Steve Strom visits 270 homes each day, driving 123 miles each day. He is one of Alta's rural mail carriers and after 28 years, he will be retiring.
Strom has been employed with the Alta post office since 1979, beginning as a substitute driver and since 1985 has been full time. He has been given credit for three years he spent in the united States Air Force so according to the government, he has provided 31 years of service.
Over the 28 years as a carrier, he has logged some pretty impressive statistics on his route:
* He has driven approximately 700,000 miles
* He has had somewhere between 150 and 200 flat tires
* He has gone through 75 or 80 sets of brakes
* He has gone through eight cars (one that lasted 11 years and chalked up 250,000 miles)
* He went in the ditch only one time
* He had one accident (But fortunately was not hurt)
Strom has loved his job and can't help but get "carried" away when he speaks of it.
"It's been a great job for a lot of year. It's the kind of job I haven't minded getting up everyday to do," he said. "I have worked with some wonderful people and I've had a lot of great customers. It's been a super career and couldn't have asked for anything better."
There have been a number of notable changes through the years.
Mail now comes to the post office after being presorted by address by a highly intelligent machine at the Sioux City post office. For many years, the mail arrived in bags and the carriers were required to sort it all. The new system makes the job much simpler.
The number of newspapers is down, Strom says of the materials he prepares and deliver daily. "At one time, everyone took a newspaper - the Des Moines paper or the Sioux City paper. Now only about 50 percent of the people get a paper and that's the Storm Lake paper." He justifies that change with the wide use of internet and perhaps the costs.
The numbers of packages he delivers is up drastically with many people using Ebay
Less than half of his customers today are farmers; many of those he delivers to in the country are merely residing on acreages.

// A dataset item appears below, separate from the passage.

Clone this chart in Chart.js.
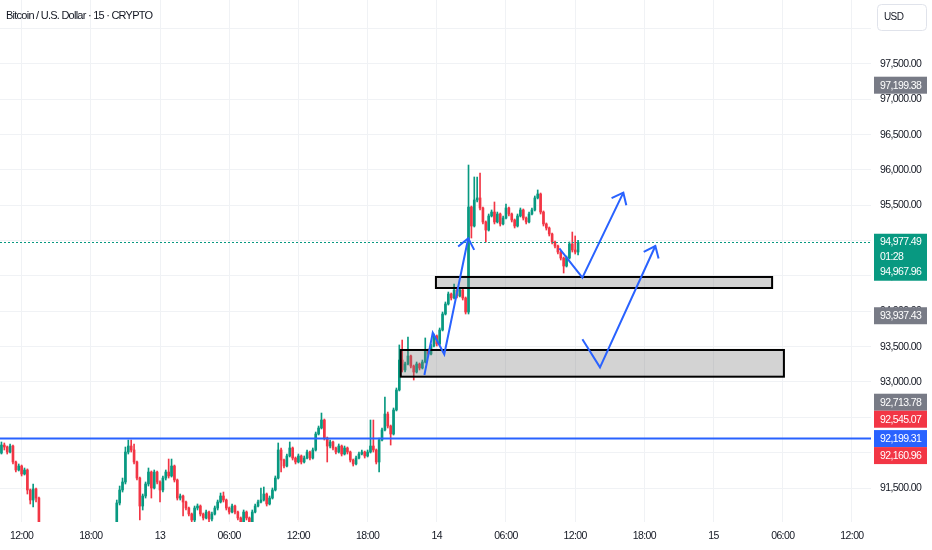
<!DOCTYPE html>
<html>
<head>
<meta charset="utf-8">
<script src="https://cdn.jsdelivr.net/npm/chart.js@4.4.1/dist/chart.umd.min.js"></script>
<style>
  html, body { margin: 0; padding: 0; background: #fff; overflow: hidden; }
  #wrap { width: 932px; height: 550px; }
</style>
</head>
<body>
<div id="wrap"><canvas id="chart" width="932" height="550"></canvas></div>
<script>
// BTC/USD 15m candles, one entry per slot (slot 0 = first candle on the left)
const firstOpen = 91995;
const closes = [
  92108, 92080, 92009, 92094, 91868, 91755, 91811, 91698, 91755, 91472,
  91330, 91486, 91358, 90976, 90850, 90780, 90700, 90640, 90600, 90560,
  90520, 90480, 90500, 90450, 90420, 90380, 90400, 90430, 90480, 90520,
  90560, 90600, 90650, 90700, 90740, 90790, 90820, 90860, 90880, 90920,
  91288, 91472, 91585, 92009, 92094, 92038, 91868, 91641, 91245, 91387,
  91557, 91726, 91500, 91726, 91585, 91472, 91641, 91726, 91670, 91811,
  91613, 91358, 91387, 91302, 91217, 91132, 91047, 91217, 91245, 91132,
  91076, 91160, 91061, 91132, 91217, 91302, 91387, 91330, 91217, 91160,
  91245, 91160, 91076, 91019, 91160, 91076, 91019, 91160, 91245, 91302,
  91330, 91415, 91274, 91358, 91472, 91641, 92038, 91896, 91811, 91953,
  92066, 91924, 91868, 91953, 91868, 91924, 92009, 91924, 92038, 92264,
  92349, 92462, 92207, 92094, 92151, 92066, 92009, 92094, 91981, 92066,
  92009, 91896, 91840, 91924, 91981, 92009, 91953, 92009, 92094, 92038,
  91868, 92179, 92321, 92547, 92377, 92264, 92604, 92887, 93311, 93170,
  93255, 93368, 93226, 93141, 93255, 93198, 93283, 93453, 93396, 93509,
  93651, 93538, 93736, 93962, 94104, 94245, 94189, 94302, 94217, 94302,
  94189, 93990, 95476, 95207, 95575, 95604, 95462, 95264, 95150, 95349,
  95405, 95264, 95377, 95236, 95320, 95462, 95377, 95292, 95207, 95349,
  95434, 95320, 95264, 95377, 95434, 95604, 95660, 95405, 95236, 95179,
  95094, 94981, 94924, 94839, 94754, 94641, 94754, 94953, 94868, 94839,
  94977.49
];
const highs = [
  92151, 92137, 92094, 92123, 92108, 91882, 91840, 91825, 91783, 91770,
  91486, 91557, 91500, 91372, 90990, 90870, 90800, 90720, 90660, 90620,
  90580, 90540, 90530, 90520, 90470, 90440, 90420, 90450, 90500, 90540,
  90580, 90620, 90670, 90720, 90760, 90810, 90840, 90880, 90900, 90940,
  91330, 91528, 91641, 92080, 92179, 92179, 92123, 91882, 91655, 91415,
  91585, 91783, 91741, 91755, 91741, 91600, 91670, 91755, 91910, 91910,
  91825, 91627, 91415, 91400, 91316, 91231, 91146, 91245, 91274, 91260,
  91146, 91189, 91175, 91160, 91245, 91330, 91429, 91443, 91344, 91231,
  91274, 91260, 91175, 91090, 91189, 91175, 91090, 91189, 91274, 91330,
  91500, 91514, 91429, 91387, 91500, 91670, 92137, 92066, 91910, 91981,
  92151, 92080, 91939, 91981, 91967, 91953, 92038, 92023, 92066, 92292,
  92377, 92561, 92476, 92221, 92179, 92165, 92080, 92123, 92108, 92094,
  92080, 92023, 91910, 91953, 92009, 92038, 92023, 92038, 92462, 92462,
  92052, 92207, 92349, 92788, 92575, 92391, 92632, 92915, 93524, 93594,
  93283, 93637, 93382, 93240, 93283, 93269, 93311, 93623, 93467, 93538,
  93679, 93665, 93764, 93990, 94132, 94273, 94259, 94387, 94316, 94330,
  94316, 94203, 96070, 95490, 95901, 95901, 95957, 95476, 95278, 95377,
  95434, 95547, 95405, 95391, 95349, 95519, 95476, 95391, 95306, 95377,
  95462, 95448, 95335, 95405, 95462, 95632, 95717, 95674, 95420, 95250,
  95193, 95108, 94995, 94938, 94853, 94768, 94782, 94981, 95122, 95066,
  95005
];
const lows = [
  91981, 92038, 91981, 91995, 91840, 91726, 91741, 91670, 91684, 91415,
  91274, 91231, 91302, 90906, 90820, 90750, 90670, 90610, 90570, 90530,
  90490, 90450, 90460, 90420, 90390, 90350, 90360, 90380, 90410, 90460,
  90500, 90540, 90580, 90630, 90680, 90720, 90770, 90800, 90840, 90860,
  90900, 91260, 91443, 91557, 91981, 92009, 91840, 91613, 91047, 91189,
  91358, 91528, 91358, 91486, 91557, 91302, 91443, 91613, 91641, 91655,
  91585, 91330, 91330, 91104, 91189, 91104, 90962, 91019, 91189, 91104,
  91047, 91061, 90991, 91033, 91118, 91189, 91288, 91302, 91189, 91132,
  91146, 91132, 91047, 90962, 91005, 91047, 90976, 91005, 91146, 91231,
  91288, 91316, 91245, 91260, 91344, 91458, 91627, 91726, 91783, 91797,
  91939, 91896, 91840, 91854, 91840, 91854, 91910, 91896, 91910, 92023,
  92250, 92335, 92179, 91868, 92066, 92038, 91981, 91995, 91953, 91967,
  91981, 91868, 91811, 91825, 91910, 91967, 91924, 91939, 91995, 92009,
  91840, 91726, 92165, 92307, 92349, 92108, 92250, 92590, 92873, 93141,
  93141, 93240, 93198, 93028, 93127, 93170, 93184, 93269, 93368, 93382,
  93495, 93509, 93524, 93722, 93948, 94089, 94160, 94175, 94189, 94203,
  94160, 93962, 93962, 95037, 95193, 95547, 95434, 95236, 94981, 95136,
  95335, 95236, 95250, 95207, 95221, 95306, 95349, 95264, 95179, 95193,
  95335, 95292, 95236, 95250, 95363, 95420, 95590, 95377, 95207, 95150,
  95066, 94953, 94896, 94811, 94726, 94542, 94627, 94740, 94839, 94811,
  94797
];

// time axis
const xTickSlots = [7, 31, 55, 79, 103, 127, 151, 175, 199, 223, 247, 271, 295];
const xTickLabels = ['12:00', '18:00', '13', '06:00', '12:00', '18:00', '14', '06:00', '12:00', '18:00', '15', '06:00', '12:00'];
const yTickValues = [91500, 92000, 92500, 93000, 93500, 94000, 94500, 95000, 95500, 96000, 96500, 97000, 97500, 98000];

// price scale labels
const tagPrices = [97199.38, 93937.43, 92713.78, 92545.07, 92199.31, 92160.96];
const tagColors = ['#787b86', '#787b86', '#787b86', '#f23645', '#2962ff', '#f23645'];
const lastPrice = 94977.49;
const countdown = '01:28';
const bidPrice = 94967.96;
const levelPrice = 92199.31;

// drawings: zones [slotFrom, slotTo, priceTop, priceBottom], arrows as [slot, price] paths
const zones = [
  [150.7, 267.3, 94486, 94330],
  [138.5, 271.4, 93453, 93075]
];
const arrowPaths = [
  [[146.7, 93099], [149.6, 93697], [153.6, 93392], [161.9, 95033]],
  [[193.5, 94892], [201.5, 94476], [215.7, 95679]],
  [[201.5, 93604], [207.6, 93208], [226.8, 94924]]
];

const UP = '#089981';
const DOWN = '#f23645';
const FONT = "'Liberation Sans', Arial, sans-serif";
Chart.defaults.font.family = FONT;

const opens = closes.map((c, i) => i === 0 ? firstOpen : closes[i - 1]);
const candleColors = closes.map((c, i) => c >= opens[i] ? UP : DOWN);
const fmt = v => v.toLocaleString('en-US', { minimumFractionDigits: 2, maximumFractionDigits: 2 });

// tighter text, the original uses a narrow face
const tightText = {
  id: 'tightText',
  beforeDraw(chart) { chart.ctx.letterSpacing = '-0.6px'; }
};

const overlay = {
  id: 'overlay',
  afterDatasetsDraw(chart) {
    const { ctx, chartArea: a, scales: { x, y } } = chart;
    ctx.save();
    ctx.beginPath();
    ctx.rect(a.left, a.top, a.right - a.left, a.bottom - a.top);
    ctx.clip();

    // last price dotted line
    const ly = Math.round(y.getPixelForValue(lastPrice)) + 0.5;
    ctx.strokeStyle = UP;
    ctx.lineWidth = 1;
    ctx.setLineDash([2, 2]);
    ctx.beginPath(); ctx.moveTo(a.left, ly); ctx.lineTo(a.right, ly); ctx.stroke();
    ctx.setLineDash([]);

    // horizontal level
    const hy = y.getPixelForValue(levelPrice);
    ctx.strokeStyle = '#2962ff';
    ctx.lineWidth = 2;
    ctx.beginPath(); ctx.moveTo(a.left, hy); ctx.lineTo(a.right, hy); ctx.stroke();

    // zones
    zones.forEach(z => {
      const x1 = x.getPixelForValue(z[0]), x2 = x.getPixelForValue(z[1]);
      const y1 = y.getPixelForValue(z[2]), y2 = y.getPixelForValue(z[3]);
      ctx.fillStyle = 'rgba(120,120,120,0.33)';
      ctx.fillRect(x1, y1, x2 - x1, y2 - y1);
      ctx.strokeStyle = '#000';
      ctx.lineWidth = 2;
      ctx.strokeRect(x1, y1, x2 - x1, y2 - y1);
    });

    // arrows
    ctx.strokeStyle = '#2962ff';
    ctx.lineWidth = 2;
    arrowPaths.forEach(p => {
      const pts = p.map(q => [x.getPixelForValue(q[0]), y.getPixelForValue(q[1])]);
      ctx.beginPath();
      pts.forEach((q, i) => i ? ctx.lineTo(q[0], q[1]) : ctx.moveTo(q[0], q[1]));
      ctx.stroke();
      const [tx, ty] = pts[pts.length - 1], [px, py] = pts[pts.length - 2];
      const ang = Math.atan2(py - ty, px - tx);
      ctx.beginPath();
      ctx.moveTo(tx + 13 * Math.cos(ang + 0.68), ty + 13 * Math.sin(ang + 0.68));
      ctx.lineTo(tx, ty);
      ctx.lineTo(tx + 13 * Math.cos(ang - 0.68), ty + 13 * Math.sin(ang - 0.68));
      ctx.stroke();
    });
    ctx.restore();
  },
  afterDraw(chart) {
    const { ctx, chartArea: a, scales: { y } } = chart;
    ctx.save();
    ctx.font = '10.5px ' + FONT;
    ctx.textBaseline = 'middle';
    ctx.textAlign = 'left';
    const tx = a.right + 3, tw = 53, th = 17;

    // last price block
    const ly = y.getPixelForValue(lastPrice);
    ctx.fillStyle = UP;
    ctx.fillRect(tx, ly - 8.5, tw, 47);
    ctx.fillStyle = '#fff';
    ctx.fillText(fmt(lastPrice), tx + 6, ly);
    ctx.fillText(countdown, tx + 6, ly + 15);
    ctx.fillText(fmt(bidPrice), tx + 6, ly + 30);

    // other tags, pushed apart where they overlap
    let prev = -1e9;
    tagPrices.forEach((p, i) => {
      const cy = Math.max(y.getPixelForValue(p), prev + th);
      prev = cy;
      ctx.fillStyle = tagColors[i];
      ctx.fillRect(tx, cy - th / 2, tw, th);
      ctx.fillStyle = '#fff';
      ctx.fillText(fmt(p), tx + 6, cy + 0.5);
    });

    // currency box
    ctx.fillStyle = '#fff';
    ctx.fillRect(876, 2, 54, 30);
    ctx.strokeStyle = '#e0e3eb';
    ctx.lineWidth = 1;
    ctx.beginPath();
    ctx.roundRect(877.5, 4.5, 49, 26, 4);
    ctx.stroke();
    ctx.fillStyle = '#131722';
    ctx.font = '10px ' + FONT;
    ctx.fillText('USD', 884, 17.5);

    // title
    ctx.font = '11px ' + FONT;
    ctx.letterSpacing = '-0.75px';
    ctx.fillText('Bitcoin / U.S. Dollar \u00b7 15 \u00b7 CRYPTO', 6, 16);
    ctx.restore();
  }
};

new Chart(document.getElementById('chart'), {
  type: 'bar',
  data: {
    datasets: [
      {
        label: 'wick',
        data: closes.map((c, i) => ({ x: i, y: [lows[i], highs[i]] })),
        backgroundColor: candleColors,
        barThickness: 1,
        grouped: false,
        borderWidth: 0
      },
      {
        label: 'body',
        data: closes.map((c, i) => ({ x: i, y: [Math.min(opens[i], c), Math.max(opens[i], c)] })),
        backgroundColor: candleColors,
        barThickness: 2,
        minBarLength: 1,
        grouped: false,
        borderWidth: 0
      }
    ]
  },
  options: {
    responsive: false,
    animation: false,
    devicePixelRatio: 1,
    layout: { padding: 0 },
    plugins: { legend: { display: false }, tooltip: { enabled: false } },
    scales: {
      x: {
        type: 'linear',
        min: -0.5,
        max: 301.6,
        offset: false,
        grid: { color: '#f0f2f5', drawTicks: false, offset: false },
        border: { display: false },
        afterBuildTicks: s => { s.ticks = xTickSlots.map(v => ({ value: v })); },
        afterFit: s => { s.height = 28; s.paddingLeft = 0; s.paddingRight = 0; },
        ticks: {
          autoSkip: false,
          maxRotation: 0,
          padding: 8,
          color: '#131722',
          font: { size: 10.5 },
          callback: (v, i) => xTickLabels[i]
        }
      },
      y: {
        position: 'right',
        min: 91019,
        max: 98405,
        grid: { color: '#f0f2f5', drawTicks: false },
        border: { display: false },
        afterBuildTicks: s => { s.ticks = yTickValues.map(v => ({ value: v })); },
        afterFit: s => { s.width = 61; s.paddingTop = 0; s.paddingBottom = 0; },
        ticks: {
          padding: 9,
          color: '#131722',
          font: { size: 10.5 },
          callback: v => v > 97500 ? '' : fmt(v)
        }
      }
    }
  },
  plugins: [tightText, overlay]
});
</script>
</body>
</html>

He enjoys the fact that he works in a small post office where he knows most of the people on his route. "I know 90 percent of them, their kids and their granddads," Strom said proudly. He is delivering to many third generations.
"It's a good feeling knowing who you're dealing with," he said, and they are probably equally as thankful. He has picked up several farmers on his stops and driven them down the road to their fields.
The motto that the mail man will get the mail through any kind of weather is quite true. "We'll get wherever we can," Strom said adding that visibility problems have brought the carriers in before the routes are complete.
He compliments the Buena Vista County road department for the road maintenance they provide. He knows their dedication well. "I wave at some county worker most everyday."
Something that many passersby may wonder is, "How do those mail carriers drive sitting on the opposite side of the front seat?
"You just learn to do it," Strom said, adding that he actually feels more comfortable sitting near the right window, stretching his legs to the gas pedal and brakes and extending his arm to steer than he does sitting directly behind the steering wheel.
Strom, and his wife Betty, grew up in Alta. He has always enjoyed the community and being involved.
He was a baseball umpire for 28 years, a football referee for 27 years (giving up those two loves over the last two years) coached junior high football for 15 years and coached high school golf for eight years. Strom also served on the Alta Fire Department for 15 years and was an EMT.
He said he misses the community involvement but continues to be one of the best Alta Cyclone fans and will forever be an Iowa Hawkeye fan!
And he will miss his job.
"I'll miss it a lot and I'll miss the people."
Strom and his wife have three children - Staci, Joni and Greg (Gayle). He has another job lined up that won't be as dusty.
His last day of work will be Feb. 1. A special retirement coffee has been planed for Strom from 9-10 a.m. at the Alta post office. Please stop by.